“That is quite impossible, that has never been done before!”
“That is quite impossible, that has never been done before!” exclaims the opening line in Erich Salomon’s groundbreaking photo-essay book Famous Contemporaries In Unguarded Moments, first published in 1931.
Erich Salomon was not radically conservative. On the contrary, he and many of his Jewish family members died in Auschwitz as victims of the Nazi dictatorship. Salomon began his professional life as an attorney and turned to photojournalism only after the hyper-inflation of the early 1920s decimated his family fortune. Salomon found himself unemployed, however, his extensive social, professional and familial contacts allowed him to access elite political and social functions throughout Germany and abroad. With the help of his small and concealable Ermanox camera, Salomon discreetly photographed these events and sold his exclusive images to the major politically-mainstream illustrated magazines at home and the rest of Europe.

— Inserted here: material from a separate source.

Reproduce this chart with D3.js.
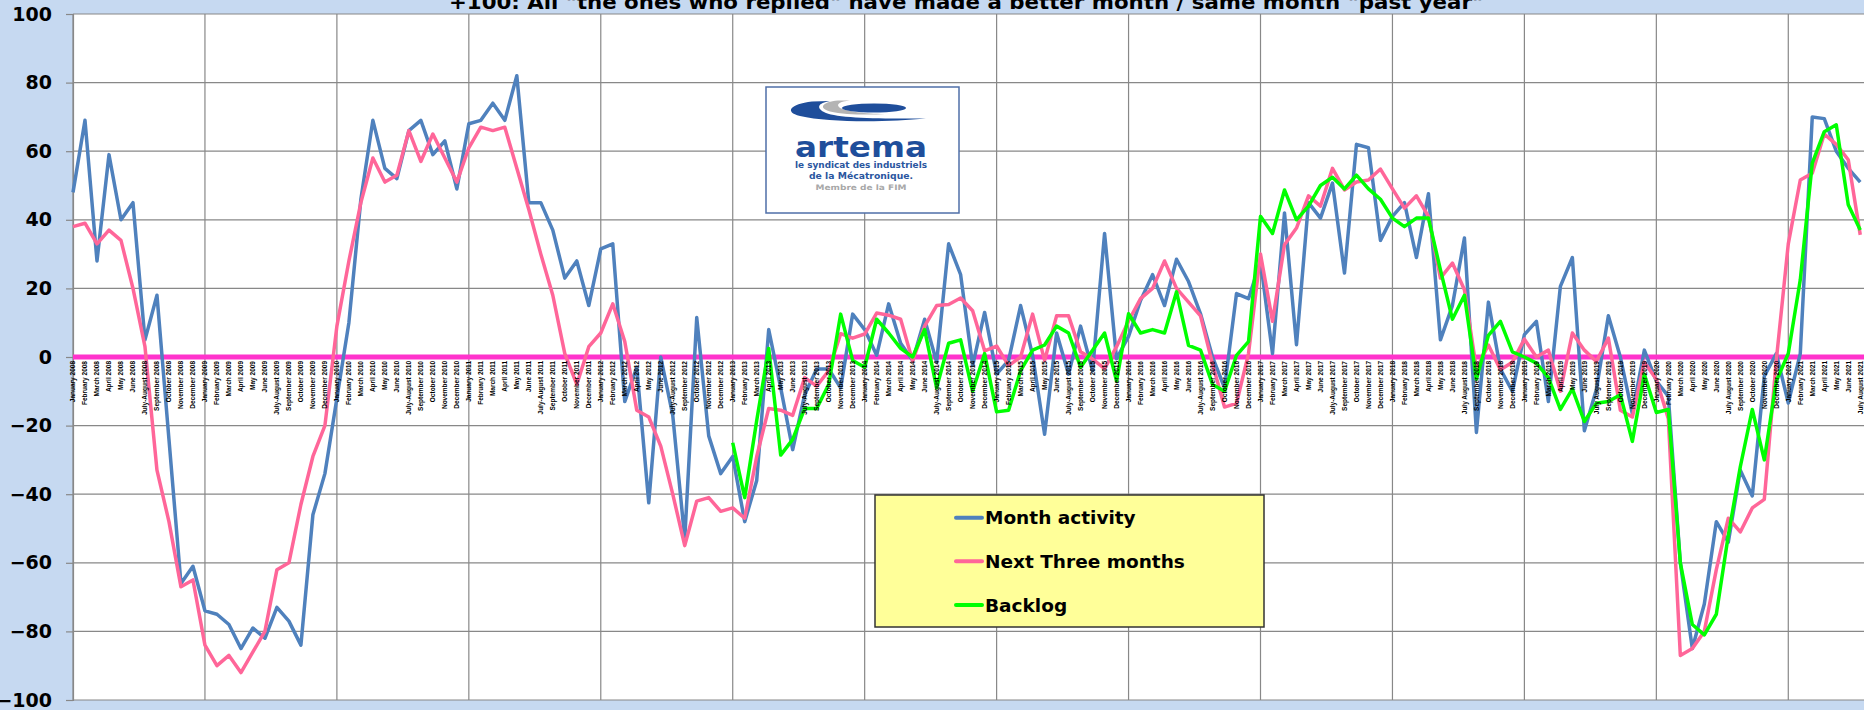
<!DOCTYPE html>
<html>
<head>
<meta charset="utf-8">
<script src="https://cdn.jsdelivr.net/npm/d3@7"></script>
<style>
body { margin: 0; background: #c6d9f1; overflow: hidden; }
</style>
</head>
<body>
<div id="chart"></div>
<script>
var month_names = ["January", "February", "March", "April", "May", "June", "July-August",
	"September", "October", "November", "December"];
var years = [2008, 2009, 2010, 2011, 2012, 2013, 2014, 2015, 2016, 2017, 2018, 2019, 2020, 2021];
var y_ticks = [-100, -80, -60, -40, -20, 0, 20, 40, 60, 80, 100];

var categories = [];
years.forEach(function(yr) {
	month_names.forEach(function(m, k) {
		if (yr == 2021 && k > 6) return;
		if (yr >= 2018 && m == "July-August") m = "July August";
		categories.push(m + " " + yr);
	});
});

var month_activity = [
	48, 69, 28, 59, 40, 45, 5, 18, -24, -66, -61,
	-74, -75, -78, -85, -79, -82, -73, -77, -84, -46, -34,
	-12, 10, 46, 69, 55, 52, 66, 69, 59, 63, 49,
	68, 69, 74, 69, 82, 45, 45, 37, 23, 28, 15,
	31.5, 33, -13, -3, -42.5, 0, -17, -53, 11.5, -23, -34,
	-29, -48, -36, 8, -9, -27, -11, -3.5, -3.5, -9, 12.5,
	8, 0.5, 15.5, 4, -1, 11, -1.5, 33, 24, -2.5, 13,
	-5, -1, 15, 0.5, -22.5, 7, -5, 9, -4, 36, -0.5,
	6, 16.5, 24, 15, 28.5, 22, 12.6, 0, -9, 18.5, 17,
	28, 1, 42, 3.6, 45, 40.5, 50.7, 24.5, 62, 61, 34,
	41, 45, 29, 47.6, 5, 15, 34.7, -22, 16, -3.5, -10,
	6.5, 10.4, -13, 20.6, 29, -21.5, -9.5, 12, 0, -16.5, 2,
	-7, -11.5, -60, -85, -72, -48, -54, -33, -40.5, -5.6, 1,
	-13.4, 1, 70, 69.5, 60, 55, 51
];

var next_three_months = [
	38, 39, 33, 37, 34, 20, 3, -33, -48, -67, -65,
	-84, -90, -87, -92, -86, -80, -62, -60, -43, -29, -20,
	9, 28, 45, 58, 51, 53, 66, 57, 65, 58, 51,
	61, 67, 66, 67, 55, 43, 30, 18, 1, -8, 3,
	7, 15.5, 4.5, -15.5, -17.5, -26, -40, -55, -42, -41, -45,
	-44, -47, -29, -15, -15.5, -17, -6, -8.5, -4, 6.8, 5.5,
	6.7, 12.8, 12.2, 11, -1.2, 9, 15, 15.3, 17.2, 13.5, 1.8,
	3.2, -2.5, 0, 12.5, -1, 12, 12, 1.5, -0.6, -3.4, 3,
	10.5, 17, 20, 28, 20, 16, 12, -2, -14.6, -13.5, 1,
	30, 10.4, 32.7, 37.6, 47, 44, 55, 48.7, 51, 51.6, 54.8,
	49, 43.4, 47, 41, 23, 27.4, 19.6, -3.5, 3.5, -3.7, -1.5,
	5.2, 0, 2, -10, 7, 2, -1.3, 5.5, -15.5, -17.5, -1.5,
	-6.5, -18, -87, -85, -80, -62, -47, -51, -44, -41.5, -1,
	33, 51.6, 53.6, 65, 62, 57.5, 35.6
];

// backlog is only surveyed from January 2013
var backlog_start = "January 2013";
var backlog = [
	-25, -41, -18.5, 2.5, -28.6, -24, -15, -15, -8, 12.5, -1,
	-3, 11, 7, 2.5, 0, 8, -9, 4, 5, -10, 1,
	-16, -15.5, -4, 2, 3.5, 9, 7, -3, 2, 7, -7,
	12.6, 7, 8, 7, 19, 3.4, 2, -8, -10, 0.5, 4.5,
	41, 36, 48.7, 40, 44, 50, 52.4, 49, 53, 49, 46,
	40.5, 38, 40.5, 40.5, 25.4, 11, 18, -6.5, 6.3, 10.4, 1.5,
	0, -1.8, -6, -15.3, -9.3, -18.8, -13.5, -13, -11, -24.6, -5,
	-16.2, -15.3, -60, -78, -81, -75, -52, -32, -15.3, -30, -7,
	1, 22.5, 56.5, 65.7, 67.7, 44.4, 37
];

var series_names = ["Month activity", "Next Three months", "Backlog"];
var series_colors = ["#4f81bd", "#ff6699", "#00ff00"];

var title_text = '+100: All "the ones who replied" have made a better month / same month "past year"';

function month_chart(margin, width, height, tag) {
	this.margin = margin;
	this.width = width;
	this.height = height;
	this.tag = tag;
	this.svg = d3.select(tag)
		.append("svg")
		.attr("width", width)
		.attr("height", height);
	this.step = 11.995;
	this.init();
}

month_chart.prototype = {
	init : function() {
		var self = this;
		var m = self.margin;
		self.x = d3.scalePoint()
			.domain(categories)
			.range([m.left, m.left + self.step * (categories.length - 1)]);
		self.y = d3.scaleLinear()
			.domain([-100, 100])
			.range([self.height - m.bottom, m.top]);

		var off = categories.indexOf(backlog_start);
		self.series = [month_activity, next_three_months].map(function(vals) {
			return categories.map(function(c, i) { return {c : c, v : vals[i]}; });
		});
		self.series.push(categories.map(function(c, i) {
			return {c : c, v : i < off ? null : backlog[i - off]};
		}));
	},
	draw : function() {
		var self = this;
		var m = self.margin;
		var svg = self.svg;
		var x = self.x, y = self.y;
		var top = m.top, bottom = self.height - m.bottom;

		svg.append("rect")
			.attr("width", self.width)
			.attr("height", self.height)
			.attr("fill", "#c6d9f1");

		svg.append("rect")
			.attr("x", m.left)
			.attr("y", top)
			.attr("width", self.width - m.left)
			.attr("height", bottom - top)
			.attr("fill", "#ffffff");

		// gridlines
		svg.append("g").selectAll("line.h")
			.data(y_ticks)
			.enter()
			.append("line")
			.attr("x1", m.left)
			.attr("x2", self.width)
			.attr("y1", function(d) { return y(d); })
			.attr("y2", function(d) { return y(d); })
			.attr("stroke", "#888888")
			.attr("stroke-width", 1.2);

		svg.append("g").selectAll("line.v")
			.data(categories.filter(function(c, i) { return i % 11 == 0; }))
			.enter()
			.append("line")
			.attr("x1", function(d) { return x(d); })
			.attr("x2", function(d) { return x(d); })
			.attr("y1", top)
			.attr("y2", bottom)
			.attr("stroke", "#888888")
			.attr("stroke-width", 1.2);

		var yAxis = svg.append("g")
			.attr("transform", "translate(" + m.left + ",0)")
			.call(d3.axisLeft(y).tickValues(y_ticks).tickSize(7).tickPadding(14));
		yAxis.select(".domain").attr("stroke", "#888888").attr("stroke-width", 1.2);
		yAxis.selectAll(".tick line").attr("stroke", "#888888").attr("stroke-width", 1.2);
		yAxis.selectAll(".tick text")
			.style("font-family", "DejaVu Sans")
			.style("font-weight", "bold")
			.style("font-size", "19px")
			.attr("fill", "#000000");

		svg.append("line")
			.attr("x1", m.left)
			.attr("x2", self.width)
			.attr("y1", y(0))
			.attr("y2", y(0))
			.attr("stroke", "#ff33cc")
			.attr("stroke-width", 5);

		var line = d3.line()
			.defined(function(d) { return d.v != null; })
			.x(function(d) { return x(d.c); })
			.y(function(d) { return y(d.v); });

		svg.append("g").selectAll("path.series")
			.data(self.series)
			.enter()
			.append("path")
			.attr("class", "series")
			.attr("d", line)
			.attr("fill", "none")
			.attr("stroke", function(d, i) { return series_colors[i]; })
			.attr("stroke-width", 3.5)
			.attr("stroke-linejoin", "round");

		svg.append("g").selectAll("text.cat")
			.data(categories)
			.enter()
			.append("text")
			.attr("class", "cat")
			.attr("transform", function(d) {
				return "translate(" + x(d) + "," + (y(0) + 4) + ") rotate(-90)";
			})
			.attr("text-anchor", "end")
			.attr("dy", "0.35em")
			.style("font-family", "Liberation Sans")
			.style("font-weight", "bold")
			.style("font-size", "6.5px")
			.style("fill", "black")
			.text(function(d) { return d; });

		svg.append("text")
			.attr("x", 449)
			.attr("y", 9)
			.attr("textLength", 1034)
			.attr("lengthAdjust", "spacingAndGlyphs")
			.style("font-family", "DejaVu Sans")
			.style("font-weight", "bold")
			.style("font-size", "19.5px")
			.text(title_text);

		self.draw_logo();
		self.draw_legend();
	},
	draw_logo : function() {
		var g = this.svg.append("g");
		g.append("rect")
			.attr("x", 766).attr("y", 87)
			.attr("width", 193).attr("height", 126)
			.attr("fill", "#ffffff")
			.attr("stroke", "#4f6fa8")
			.attr("stroke-width", 1.5);
		g.append("path")
			.attr("d", "M812,101.5 C790,104 784,112 800,116 C830,123 890,122 926,118.5 C880,119 838,118 826,113 C815,108 818,103 830,101 Z")
			.attr("fill", "#1f4e9b");
		g.append("path")
			.attr("d", "M838,100.5 C822,102 818,108 830,111.5 C845,115 870,115 885,114 C865,114 846,111 840,108 C835,104 840,101.5 850,100.5 Z")
			.attr("fill", "#b4b4b4");
		g.append("ellipse")
			.attr("cx", 874).attr("cy", 108)
			.attr("rx", 32).attr("ry", 4.5)
			.attr("fill", "#1f4e9b");
		var lines = [
			{t : "artema", y : 157, s : 29, w : 132, c : "#1f4e9b"},
			{t : "le syndicat des industriels", y : 168, s : 8, w : 132, c : "#2a56a0"},
			{t : "de la Mécatronique.", y : 178.5, s : 8, w : 104, c : "#2a56a0"},
			{t : "Membre de la FIM", y : 189.5, s : 7.5, w : 91, c : "#a8a8a8"}
		];
		g.selectAll("text")
			.data(lines)
			.enter()
			.append("text")
			.attr("x", function(d) { return 861 - d.w / 2; })
			.attr("y", function(d) { return d.y; })
			.attr("textLength", function(d) { return d.w; })
			.attr("lengthAdjust", "spacingAndGlyphs")
			.style("font-family", "DejaVu Sans")
			.style("font-weight", "bold")
			.style("font-size", function(d) { return d.s + "px"; })
			.style("fill", function(d) { return d.c; })
			.text(function(d) { return d.t; });
	},
	draw_legend : function() {
		var g = this.svg.append("g");
		g.append("rect")
			.attr("x", 875).attr("y", 495)
			.attr("width", 389).attr("height", 132)
			.attr("fill", "#ffff99")
			.attr("stroke", "#333333")
			.attr("stroke-width", 1.5);
		var item = g.selectAll("g.item")
			.data(series_names)
			.enter()
			.append("g")
			.attr("class", "item")
			.attr("transform", function(d, i) {
				return "translate(0," + (517.7 + i * 43.6) + ")";
			});
		item.append("line")
			.attr("x1", 956).attr("x2", 982)
			.attr("stroke", function(d, i) { return series_colors[i]; })
			.attr("stroke-width", 4)
			.attr("stroke-linecap", "round");
		item.append("text")
			.attr("x", 985)
			.attr("dy", "0.36em")
			.style("font-family", "DejaVu Sans")
			.style("font-weight", "bold")
			.style("font-size", "18.5px")
			.style("fill", "#000000")
			.text(function(d) { return d; });
	}
};

var chart = new month_chart({top : 14, right : 0, bottom : 10, left : 73}, 1864, 710, "#chart");
chart.draw();
</script>
</body>
</html>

The three chapters of Salomon’s introduction, ‘The Struggle for the Possibility to Shoot Pictures’, ‘The Struggle to Shoot the Picture Itself’ and ‘The Struggle after the Shot’, describe all stages of photographic production as a struggle. Sometimes this struggle involves mastering photographic technology in difficult conditions. At other times, it concerns photographers’ needs to defend themselves against accusations of copyright infringement and the invasion of privacy. In the final paragraph of ‘The Struggle after the Shot’, Salomon introduces a metaphor that defines photography as both a specific political act and a broader symbol of struggle, “Thus the photojournalist’s activity, if he wants to be more than a mere manual labourer, is a constant struggle, a struggle after the image, and as with hunting, he only gets the booty if he is possessed with the passion of the hunt for the image.” Regardless of the photographer’s personal politics, successful photography involves risk taking and circumvention of laws and societal norms.
Throughout the preface, where Salomon recounts the difficulties he encountered during attempts to photograph exclusive high-society functions, one English language sentence reappears several times-“That is quite impossible, that has never been done before”. This leitmotiv and Salomon’s responses to it reveal the right wing politico-aesthetic implications of photography. The sentence always comes from the mouths of bureaucrats who try to prevent Salomon from photographing private functions. Salomon details, for example, the objections he encountered when he tried to infiltrate and photograph elite English clubs. “ ‘That is quite impossible, that has never been done before!’ This is the sentence that was flung at me almost every time when, in early 1929, in the service of photojournalism, I attempted to illuminate with the camera the hitherto closed realm of English club and society life, the banquets with their medieval masters of ceremonies and similar things.”
Images 17a and 17b of Famous Contemporaries are exemplary moments of the candid photographer’s covert tactics. Salomon’s photographs expose politics as a kind of elite social club, in spite of his close personal connections with Weimar politicians and support for democracy. The photographs depict a ‘before and after’ sequence taken at 11pm and 1am during an evening session of the Second Hague Conference in January 1930. At this conference, European powers signed the Young Plan, one of the triumphs of Weimar democracy. Without the caption, however, one might easily mistake the tuxedoed men who surround a table littered with wine glasses and coffee cups as members of an elitist gentlemen’s club. Although the caption implies that their exhaustion in the second image arises from the prolonged negotiations, the photograph is more ambiguous. They could just as easily be tired from an evening of drunken revelry, paid for by unsuspecting taxpayers.
The relevance of Famous Contemporaries might seem unremarkable to the modern reader because today candid photographs of celebrities and catastrophes regularly fill newspaper and television screens. Yet one must remember that in Europe images of this kind were entirely new forms of photography because of the new technology. Now, as then, media fixation on violence, catastrophe or governmental instability is more than an objective record of important historical events.